Speaking of A-Rod, holy schnikees was that a bomb off Craig Breslow in the 5th. It was one of those homers that he didn’t even bother to watch in flight, he knew it was gone as soon as it left the bat. A-Rod’s now one homer behind Frank Robinson for seventh place on the all time list.
Patience. The Yankees’ lineup is just devastating if the opposing starter does anything less than pound the zone; only once in the last five games has a starter completed at least five against against the Yanks. They scored seven runs on just five hits tonight, coaxing ten walks out of A’s pitching. Even Cano got in on the act, drawing three walks to bring his season total to five. Overall, the Yankees have scored at least three runs in every game this season, and at least five runs in ten of the 13 games. That’s getting it done with the stick.

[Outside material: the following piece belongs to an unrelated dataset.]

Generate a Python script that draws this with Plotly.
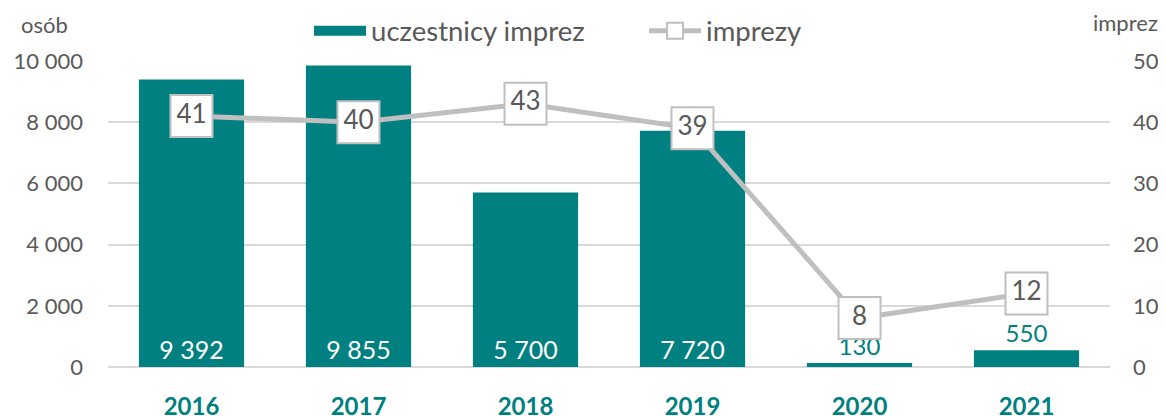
import plotly.graph_objects as go

lata = ["2016", "2017", "2018", "2019", "2020", "2021"]
uczestnicy = [9392, 9855, 5700, 7720, 130, 550]
imprezy = [41, 40, 43, 39, 8, 12]
etykiety_uczestnicy = ["9 392", "9 855", "5 700", "7 720", "130", "550"]
ticki_lewe = [0, 2000, 4000, 6000, 8000, 10000]
ticki_lewe_tekst = ["0", "2 000", "4 000", "6 000", "8 000", "10 000"]

TEAL = "#008080"
GRAY = "#BFBFBF"
TXT = "#595959"
FONT = "Lato"

# small bars get their label above, in teal
pozycje = ["inside" if v > 1000 else "outside" for v in uczestnicy]

fig = go.Figure()
fig.add_trace(go.Bar(
    x=lata, y=uczestnicy, name="uczestnicy imprez", showlegend=False,
    marker=dict(color=TEAL, line=dict(width=0)),
    text=etykiety_uczestnicy, textposition=pozycje,
    insidetextanchor="start", cliponaxis=False,
    outsidetextfont=dict(color=TEAL, size=24, family=FONT),
    insidetextfont=dict(color="white", size=25, family=FONT),
    width=0.63, hoverinfo="skip",
))
# legend swatch: wide teal rectangle like the original
fig.add_trace(go.Scatter(
    x=[None], y=[None], name="uczestnicy imprez", mode="lines",
    line=dict(color=TEAL, width=14),
))
fig.add_trace(go.Scatter(
    x=lata, y=imprezy, name="imprezy", yaxis="y2",
    mode="lines+markers+text",
    line=dict(color=GRAY, width=5),
    marker=dict(symbol="square", size=42, color="white",
                line=dict(color=GRAY, width=2)),
    text=[str(v) for v in imprezy], textposition="middle center",
    textfont=dict(color=TXT, size=26, family=FONT),
    cliponaxis=False,
))

# body has an 8px default margin, so the figure starts at (8, 8)
fig.update_layout(
    width=1150, height=416,
    margin=dict(l=100, r=48, t=53, b=57, autoexpand=False),
    plot_bgcolor="white", paper_bgcolor="white",
    font=dict(family=FONT, color=TXT, size=22),
    showlegend=True,
    legend=dict(orientation="h", x=0.535, xanchor="center",
                yref="container", y=0.945, yanchor="middle",
                font=dict(size=27.5, color=TXT),
                itemwidth=52, entrywidth=268, traceorder="normal"),
    xaxis=dict(showgrid=False, showline=False, ticks="",
               tickfont=dict(size=24, color=TEAL, family=FONT, weight="bold"),
               ticklabelstandoff=23),
    yaxis=dict(range=[0, 10000], tickvals=ticki_lewe, ticktext=ticki_lewe_tekst,
               showgrid=True, gridcolor="#D9D9D9", gridwidth=2,
               zeroline=True, zerolinecolor="#D9D9D9", zerolinewidth=2,
               showline=False, ticks="", ticklabelstandoff=24,
               tickfont=dict(size=22, color=TXT)),
    yaxis2=dict(range=[0, 50], dtick=10, overlaying="y", side="right",
                showgrid=False, zeroline=False, showline=False, ticks="",
                ticklabelstandoff=22, tickfont=dict(size=22, color=TXT)),
    annotations=[
        dict(text="osób", xref="paper", yref="paper", x=-0.063, y=1.118,
             xanchor="center", yanchor="middle", showarrow=False,
             font=dict(size=22, color=TXT)),
        dict(text="imprez", xref="paper", yref="paper", x=1.015, y=1.127,
             xanchor="center", yanchor="middle", showarrow=False,
             font=dict(size=22, color=TXT)),
    ],
)

fig.write_html("out.html")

Joba looked fantastic tonight. PitchFX had him topping out at 96 with the fastball, and overall he just looked very sharp. Best he’s looked all season, and probably the best he’s looked since 2008.
Oh, and hey look, it’s Edwar! Glad to see he hasn’t changed one bit.
Annoying Moments
That two run homer by Kurt Suzuki in the 6th. Not so much the homer, but the non-play on the lazy fly ball to shallow center before that. Someone has to make that play, and it’s on Curtis Granderson and Robbie Cano for failing to communicate. The homer to Buck in the 5th didn’t bother me. Vazquez had a six run lead and full count on the leadoff batter, just throw a fastball over the plate and hope this is part of the 65% of the time or so that Buck makes an out.
I know injuries are a serious thing, but damn. Home plate ump Ed Rapuano takes a foul ball off the face mask, staggers around for a bit, stays in the game, then has to leave a few batters later. Logan got up in the bullpen, warmed up, came into the game, threw his warmup pitches, then makes one pitch to Mark Ellis before he has to wait out a 13-minute delay after Rapuano leaves. I mean, come on. Could’ve timed it a little better.
WPA Graph
You can find individual player breakdowns at FanGraphs’ box score.
Up Next
Another late West Coast game tomorrow, as these two teams are back at it for game two of the series. Phil Hughes vs. Ben Sheets. Should be a good one.